My methodology is as follows:
1. Develop a matrix that contains only 2011 scores (done using your data)
2. Develop a matrix that contains all of your teams and generate columns for averages over all players in 2011: minutes played, FT attempted/made, 3P attempted/made (done), rebounds, turnovers, fouls (again using your data)
3. Use machine learning, specifically a traditional Forest algorithm to predict each team's score for each game based on the 2011 data only
4. Select the winner for each round and repeat step 3 for the next round to determine the next winners
Currently, the algorithm predicted the first round modeling each team's score as an "Away" team since they are all technically on the road. I think I may change it so that the scores are based on a mean value of the model for an Away team and Home team because currently it is predicting LIU Brooklyn over MSU in the 1st round...if it comes true then so be it.
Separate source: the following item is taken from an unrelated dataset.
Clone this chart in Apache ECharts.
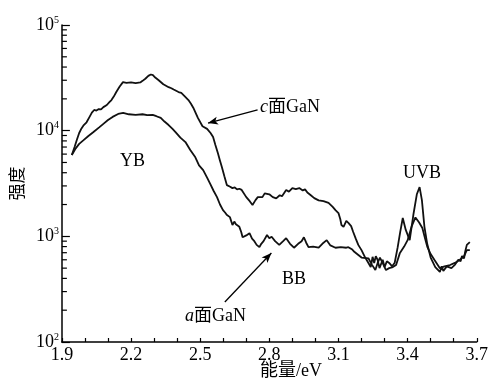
<!DOCTYPE html>
<html>
<head>
<meta charset="utf-8">
<script src="https://cdn.jsdelivr.net/npm/echarts@6/dist/echarts.min.js"></script>
<style>
  html, body { margin: 0; padding: 0; background: #fff; }
  #chart { width: 491px; height: 381px; }
</style>
</head>
<body>
<div id="chart"></div>
<script>
// energy (eV), intensity
const cFaceGaN = [
  [1.943, 5880], [1.955, 7000], [1.965, 8200], [1.975, 9500], [1.985, 10500],
  [1.995, 11300], [2.007, 12000], [2.020, 13500], [2.030, 14800], [2.040, 15700],
  [2.050, 15500], [2.060, 16000], [2.070, 15900], [2.080, 16700], [2.095, 17500],
  [2.106, 18600], [2.115, 19500], [2.125, 21000], [2.136, 23200], [2.150, 26000],
  [2.165, 28800], [2.180, 28300], [2.200, 28600], [2.220, 28200], [2.240, 28600],
  [2.250, 29600], [2.262, 31000], [2.275, 33000], [2.286, 34000], [2.295, 33500],
  [2.305, 31800], [2.320, 30000], [2.340, 27500], [2.363, 25800], [2.375, 25200],
  [2.385, 24500], [2.406, 23200], [2.418, 22800], [2.430, 21500], [2.449, 19500],
  [2.460, 18000], [2.470, 16500], [2.490, 13200], [2.510, 11000], [2.530, 10400],
  [2.545, 9500], [2.556, 8700], [2.566, 7300], [2.577, 6100], [2.586, 5200],
  [2.594, 4530], [2.605, 3700], [2.616, 3050], [2.630, 2950], [2.640, 2860],
  [2.650, 2900], [2.660, 2780], [2.670, 2820], [2.680, 2750], [2.700, 2350],
  [2.715, 2150], [2.727, 1980], [2.740, 2200], [2.750, 2350], [2.757, 2450],
  [2.770, 2350], [2.780, 2550], [2.787, 2630], [2.800, 2500], [2.815, 2350],
  [2.830, 2290], [2.845, 2450], [2.855, 2400], [2.873, 2750], [2.885, 2650],
  [2.900, 2860], [2.915, 2800], [2.930, 2860], [2.945, 2720], [2.955, 2780],
  [2.965, 2600], [2.980, 2450], [2.995, 2300], [3.014, 2190], [3.035, 2150],
  [3.057, 2070], [3.075, 1900], [3.087, 1770], [3.100, 1660], [3.108, 1450],
  [3.113, 1280], [3.122, 1230], [3.134, 1400], [3.143, 1340], [3.155, 1250],
  [3.164, 1100], [3.175, 950], [3.186, 830], [3.200, 740], [3.216, 630],
  [3.230, 560], [3.240, 512], [3.248, 640], [3.255, 560], [3.262, 650],
  [3.270, 597], [3.278, 500], [3.285, 480], [3.292, 600], [3.300, 512],
  [3.310, 580], [3.320, 560], [3.333, 520], [3.344, 562], [3.357, 790],
  [3.368, 1100], [3.379, 1490], [3.392, 1150], [3.409, 920], [3.425, 1600],
  [3.440, 2500], [3.452, 2920], [3.462, 2200], [3.473, 1230], [3.485, 850],
  [3.500, 630], [3.520, 510], [3.540, 460], [3.548, 520], [3.555, 470],
  [3.570, 520], [3.590, 500], [3.606, 540], [3.620, 600], [3.630, 580],
  [3.636, 650], [3.645, 620], [3.650, 720], [3.657, 830], [3.670, 880]
];

const aFaceGaN = [
  [1.943, 5880], [1.960, 6800], [1.975, 7500], [1.994, 8130], [2.015, 8900],
  [2.037, 9700], [2.063, 10800], [2.080, 11600], [2.100, 12600], [2.120, 13500],
  [2.144, 14400], [2.166, 14700], [2.190, 14300], [2.220, 14100], [2.250, 14300],
  [2.270, 14000], [2.294, 14100], [2.310, 13700], [2.329, 13200], [2.345, 12200],
  [2.363, 11300], [2.380, 10400], [2.393, 9700], [2.414, 8600], [2.436, 7800],
  [2.457, 6550], [2.479, 5600], [2.495, 4700], [2.513, 4240], [2.530, 3600],
  [2.543, 3160], [2.558, 2700], [2.573, 2350], [2.586, 2000], [2.599, 1770],
  [2.608, 1680], [2.615, 1600], [2.629, 1520], [2.640, 1280], [2.648, 1380],
  [2.655, 1300], [2.670, 1230], [2.678, 1100], [2.684, 980], [2.700, 1020],
  [2.714, 1070], [2.725, 950], [2.735, 900], [2.745, 830], [2.757, 790],
  [2.765, 850], [2.775, 900], [2.790, 1030], [2.800, 960], [2.810, 990],
  [2.825, 900], [2.843, 830], [2.860, 900], [2.873, 960], [2.890, 850],
  [2.907, 780], [2.925, 850], [2.940, 900], [2.950, 980], [2.960, 870],
  [2.970, 790], [2.990, 800], [3.014, 780], [3.030, 850], [3.049, 920],
  [3.065, 820], [3.087, 780], [3.110, 790], [3.134, 780], [3.143, 790],
  [3.160, 750], [3.170, 710], [3.185, 670], [3.200, 630], [3.230, 620],
  [3.245, 540], [3.260, 480], [3.270, 560], [3.280, 630], [3.295, 540],
  [3.306, 480], [3.320, 500], [3.336, 512], [3.350, 535], [3.366, 690],
  [3.385, 800], [3.400, 920], [3.418, 1250], [3.434, 1510], [3.450, 1350],
  [3.464, 1200], [3.476, 950], [3.486, 790], [3.500, 680], [3.516, 600],
  [3.540, 500], [3.560, 520], [3.584, 535], [3.605, 560], [3.627, 600],
  [3.645, 650], [3.657, 740], [3.670, 740]
];

const minorTickValues = [
  200, 300, 400, 500, 600, 700, 800, 900,
  2000, 3000, 4000, 5000, 6000, 7000, 8000, 9000,
  20000, 30000, 40000, 50000, 60000, 70000, 80000, 90000
];

// arrow start / end in data coords
const cArrow = [[2.749, 15700], [2.534, 11800]];
const aArrow = [[2.607, 239], [2.809, 695]];

const serif = '"Liberation Serif", "Noto Sans CJK SC", serif';
const cjk = '"Noto Sans CJK SC", sans-serif';

const chart = echarts.init(document.getElementById('chart'));

const lineStyle = { color: '#111', width: 1.8 };

chart.setOption({
  animation: false,
  backgroundColor: '#fff',
  grid: { left: 60, right: 11, top: 25, bottom: 39 },
  xAxis: {
    type: 'value',
    min: 1.9,
    max: 3.7,
    interval: 0.1,
    axisLine: { lineStyle: { color: '#000', width: 1.5 } },
    axisTick: { inside: true, length: 4, lineStyle: { color: '#000', width: 1.2 } },
    splitLine: { show: false },
    axisLabel: {
      margin: 4,
      color: '#000',
      fontSize: 18,
      fontFamily: serif,
      formatter: v => {
        const k = Math.round((v - 1.9) * 10);
        return k % 3 === 0 ? v.toFixed(1) : '';
      }
    }
  },
  yAxis: {
    type: 'log',
    logBase: 10,
    min: 100,
    max: 100000,
    name: '强度',
    nameLocation: 'middle',
    nameRotate: 90,
    nameGap: 36,
    nameTextStyle: { fontSize: 17, fontFamily: cjk, color: '#000' },
    axisLine: { lineStyle: { color: '#000', width: 1.5 } },
    axisTick: { inside: true, length: 8, lineStyle: { color: '#000', width: 1.2 } },
    splitLine: { show: false },
    axisLabel: {
      margin: 3,
      color: '#000',
      formatter: v => '{b|10}{s|' + Math.round(Math.log10(v)) + '}',
      rich: {
        b: { fontSize: 18, fontFamily: serif, color: '#000', lineHeight: 20 },
        s: { fontSize: 10, fontFamily: serif, color: '#000', verticalAlign: 'top', lineHeight: 20, padding: [0, 0, 10, 0] }
      }
    }
  },
  graphic: [
    {
      type: 'text', left: 260, top: 98,
      style: {
        text: '{i|c}面GaN', fill: '#000',
        rich: {
          i: { fontSize: 18, fontFamily: serif, fontStyle: 'italic' }
        },
        fontSize: 18, fontFamily: serif
      }
    },
    {
      type: 'text', left: 185, top: 307,
      style: {
        text: '{i|a}面GaN', fill: '#000',
        rich: {
          i: { fontSize: 18, fontFamily: serif, fontStyle: 'italic' }
        },
        fontSize: 18, fontFamily: serif
      }
    },
    { type: 'text', left: 120, top: 152, style: { text: 'YB', fontSize: 18, fontFamily: serif, fill: '#000' } },
    { type: 'text', left: 282, top: 270, style: { text: 'BB', fontSize: 18, fontFamily: serif, fill: '#000' } },
    { type: 'text', left: 403, top: 164, style: { text: 'UVB', fontSize: 18, fontFamily: serif, fill: '#000' } },
    { type: 'text', left: 260, top: 362, style: { text: '能量/eV', fontSize: 18, fontFamily: '"Liberation Serif", "Noto Sans CJK SC"', fill: '#000' } }
  ],
  series: [
    {
      name: 'c面GaN',
      type: 'line',
      data: cFaceGaN,
      showSymbol: false,
      lineStyle: lineStyle,
      markLine: {
        silent: true,
        symbol: ['none', 'arrow'],
        symbolSize: [6, 10],
        label: { show: false },
        lineStyle: { color: '#000', width: 1.3, type: 'solid' },
        data: [
          [{ coord: cArrow[0] }, { coord: cArrow[1] }],
          [{ coord: aArrow[0] }, { coord: aArrow[1] }]
        ]
      }
    },
    {
      name: 'a面GaN',
      type: 'line',
      data: aFaceGaN,
      showSymbol: false,
      lineStyle: lineStyle
    },
    {
      // log minor ticks on the y axis, placed through the axis scale
      type: 'custom',
      silent: true,
      clip: false,
      data: minorTickValues.map(v => [1.9, v]),
      renderItem: (params, api) => {
        const p = api.coord([api.value(0), api.value(1)]);
        return {
          type: 'line',
          shape: { x1: p[0], y1: p[1], x2: p[0] + 5, y2: p[1] },
          style: { stroke: '#000', lineWidth: 1.2 }
        };
      }
    }
  ]
});
</script>
</body>
</html>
20 of 33 Correct, 21 Pts, 91 Pts Possible
By The Numbers

Tim Jacobs

Methodology:
I took the data so generously provided, trained a couple of neural networks on the past performance, then used average away performance for each team to predict performance in the tourney. The networks are training as I type.

17 of 33 Correct, 18 Pts, 166 Pts Possible

Wednesday, March 14, 2012

Data Usage Clarification

Posted by Lee

I just realized that the data rules and usage discussion happened on the Google Group and not everyone may have read it. Similarly, a clarification on hand-tweaking.

Basically, no human judgment data should enter your model except for your decisions on how to build the model and hyper-parameters for that model. Also, if you do use data that we did not provide, please let us know and please make it available to all the other competitors so that they might have the opportunity to use it as well.

Tuesday, March 13, 2012

Fast Company Article

Posted by Danny Tarlow
David Holmes over at Fast Company wrote a nice article on about our Machine March Madness contest:
http://www.fastcompany.com/1824382/march-madness-ncaa-tournament-predictions-algorithms

Thanks David!

To everybody else: I hope you're hard at work on your algorithm.